Families Who Think
Lynn - 04:11 p.m. Pacific Time - Dec. 17, 2005 - #3592 of 3618
Arne's letter to Santa:
Please do not give me coal and switches. Maybe sometimes I couldn't hold it in, but I help people with science and I'm thoughtful. I help people when they're sick. I don't exclude. I don't swear and one time someone hurt me, but I did not get mad. I give poor people presents. I don't whine. I am honest. I don't brag and I am nice.
Besides that, I hope that you get to everyone's house. We have a little treat waiting for the reindeers. We have been nice all year.
I have a question for you. Have you seen Jesus? Is he real? I also have the same question about God.
What is it like in the North Pole? What does it look like? What kind of places are there in the North Pole? What do elves look like? How do they make toys? What kinds of machines do they have to make toys?
Thank you. I hope you have a good time flying. Maybe I'll see you tonight.
bookseller - 05:21 p.m. Pacific Time - Dec. 18, 2005 - #7261 of 7912
For me, generosity really has nothing to do with the amount of money spent on a gift -- which is really what a dinner party is, or should be -- and everything to do with the amount of care and thought that went into it.

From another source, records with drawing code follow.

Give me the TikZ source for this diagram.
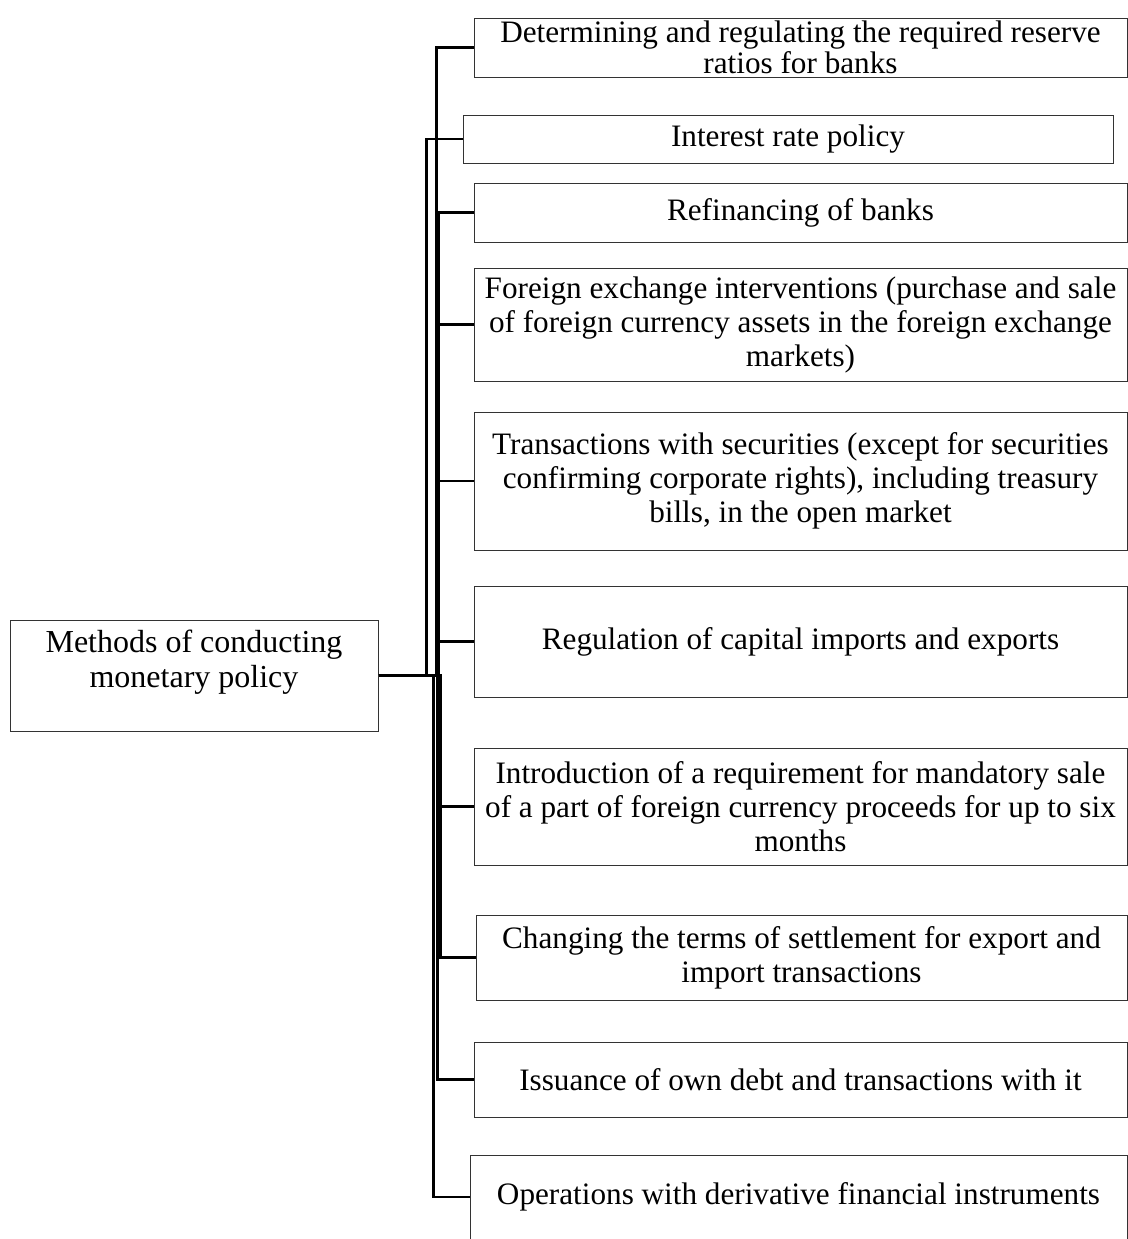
\documentclass[tikz,border=0pt]{standalone}
\usepackage{fontspec}
\setmainfont{Liberation Serif}
\usepackage{tikz}
\usetikzlibrary{positioning}
\tikzset{
  method/.style={draw=black!80, line width=0.5pt, minimum width=184pt, minimum height=55.5pt, inner sep=0pt, align=center, font=\fontsize{16}{17.5}\selectfont},
  way/.style={draw=black!80, line width=0.5pt, minimum width=326.5pt, inner sep=0pt, align=center, font=\fontsize{15.6}{17}\selectfont},
  link/.style={line width=1.2pt, black},
}

\begin{document}
\begin{tikzpicture}[x=0.5pt, y=-0.5pt]
        \useasboundingbox (0,0) rectangle (1128,1239);
        \node[method] (M) at (194,675.5) {\raisebox{6.5pt}[\height][\depth]{\begin{tabular}{@{}c@{}}Methods of conducting\\monetary policy\end{tabular}}};
        \node[way,minimum height=29.5pt,font=\fontsize{15.6}{15.5}\selectfont] (W1) at (800.5,47.5) {Determining and regulating the required reserve\\ratios for banks};
        \node[way,minimum width=325pt,minimum height=24pt] (W2) at (788,139) {Interest rate policy};
        \node[way,minimum height=29.5pt] (W3) at (800.5,212.5) {Refinancing of banks};
        \node[way,minimum height=56.5pt] (W4) at (800.5,324.5) {Foreign exchange interventions (purchase and sale\\of foreign currency assets in the foreign exchange\\markets)};
        \node[way,minimum height=69pt] (W5) at (800.5,481) {Transactions with securities (except for securities\\confirming corporate rights), including treasury\\bills, in the open market};
        \node[way,minimum height=55.5pt] (W6) at (800.5,641.5) {Regulation of capital imports and exports};
        \node[way,minimum height=58.5pt] (W7) at (800.5,806.5) {Introduction of a requirement for mandatory sale\\of a part of foreign currency proceeds for up to six\\months};
        \node[way,minimum width=325.5pt,minimum height=42.5pt] (W8) at (801.5,957.5) {Changing the terms of settlement for export and\\import transactions};
        \node[way,minimum height=37.5pt] (W9) at (800.5,1079.5) {Issuance of own debt and transactions with it};
        \node[way,minimum width=328.5pt,minimum height=42pt] (W10) at (798.5,1197) {Operations with derivative financial instruments};
        % elbows from the main box
        \draw[link] (M.east) -- ++(58,0) |- (W1.west);
        \draw[link] (M.east) -- ++(48,0) |- (W2.west);
        \draw[link] (M.east) -- ++(60,0) |- (W3.west);
        \draw[link] (M.east) -- ++(60,0) |- (W4.west);
        \draw[link] (M.east) -- ++(60,0) |- (W5.west);
        \draw[link] (M.east) -- ++(60,0) |- (W6.west);
        \draw[link] (M.east) -- ++(62,0) |- (W7.west);
        \draw[link] (M.east) -- ++(62,0) |- (W8.west);
        \draw[link] (M.east) -- ++(59,0) |- (W9.west);
        \draw[link] (M.east) -- ++(55,0) |- (W10.west);
      \end{tikzpicture}
\end{document}
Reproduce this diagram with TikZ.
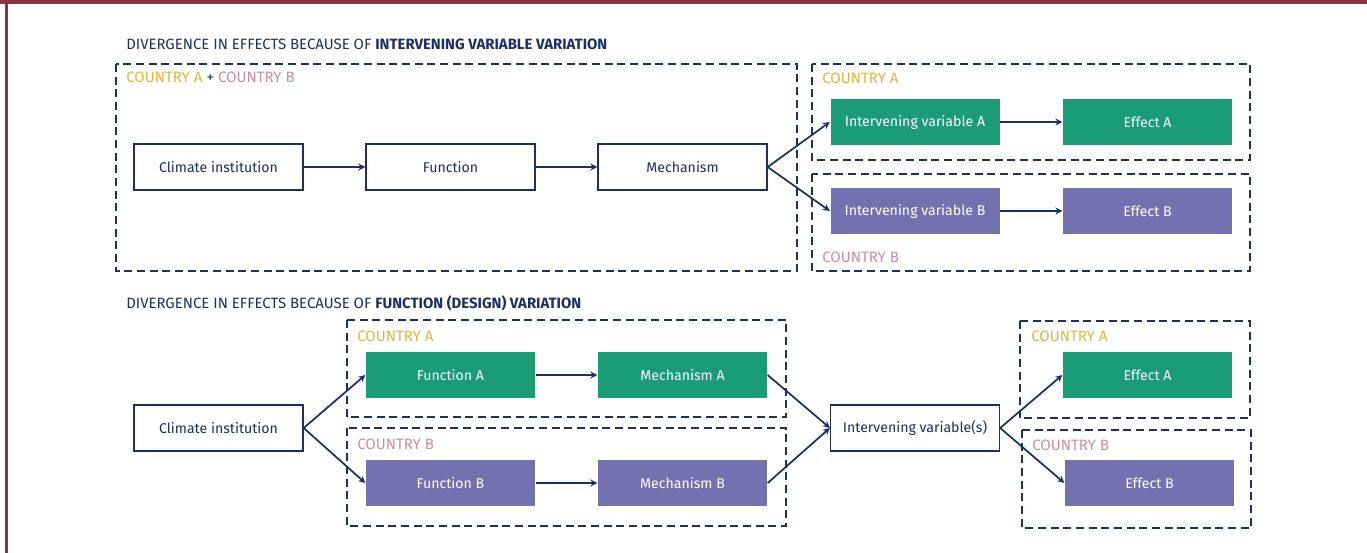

One of the most wonderful gifts I ever got was from a friend who was totally broke. I had just lost an acting job that I had wanted very badly, and I was horribly depressed. The next night, my friend came into work and gave me this odd, ugly lump of gray plastic with a string hanging down. On the flat side of the lump, she had glued a piece of paper, on which she had drawn a cartoon of a teddy bear. When I pulled the string, this silly, tinny voice said, "You're on your way to the top!" Pull again, it said, "You're a winner, Teddy knows!" Pull again, "There is nothing you can't do!" And so on. The lump, it turned out, was the innards of a discarded talking teddy bear; my friend lived in the toy district. That weird lump cost her ... a penny for the paper and the ink, maybe? And I kept it for 20 years, until it got broken when I moved. It was, hands down, one of the most thoughtful gifts anyone has ever given me.
Anni Hunter - 09:42 p.m. Pacific Time - Dec. 18, 2005 - #7862 of 7971
Ya know what? I come from a military background, and our extended household looks like the fucking United Nations ... our habit of marrying abroad and outside our "race" and all.
I love Christmas. I love the food, the music, the booze, the rockin' good times we get to have with folks we don't see near often enough...
...and I love the cards. I can tell what relation is supporting what cause by checking the back ... so far, we have the World Wildlife Fund, the American Humane Society, the PAV, the Komen Breast Cancer Foundation and ... Hallmark.
I love caring for the seniors in our mongrel clan in general, and particularly at this time of year.
Did I mention the booze?
I love writing the check to our local Community Chest, and to our local volunteer firefighters.
And I love service on the evening of the 24th. The kids have worked so hard, and their music takes me high, and always brings me home.
I love buying, making ... and wrapping the gifties. I love cutting the tree right off our own property, and particularly, I love this horticultural experiment we have going. The tree we cut in 2001 has provided the tree for 2004 and now 2005.
I love holiday cooking, though it is no longer my responsibility.
I love Christmas. And I really do think I have a handle on the true meaning of the season.
Maybe the Wal-Mart protesters should marry an agnostic, bring Gram home from the assisted-living facility, slide a Nat King Cole tape into the boombox, toss down some seriously doctored eggnog, find a wickedly witty card for that impossible atheist in the family, cook up some sinful desserts, wrap up a cool gag gift for family jester, and go listen to the kids sing...
Pardon me while I have me some Happy Holidays. And Merry Christmas to ya'll!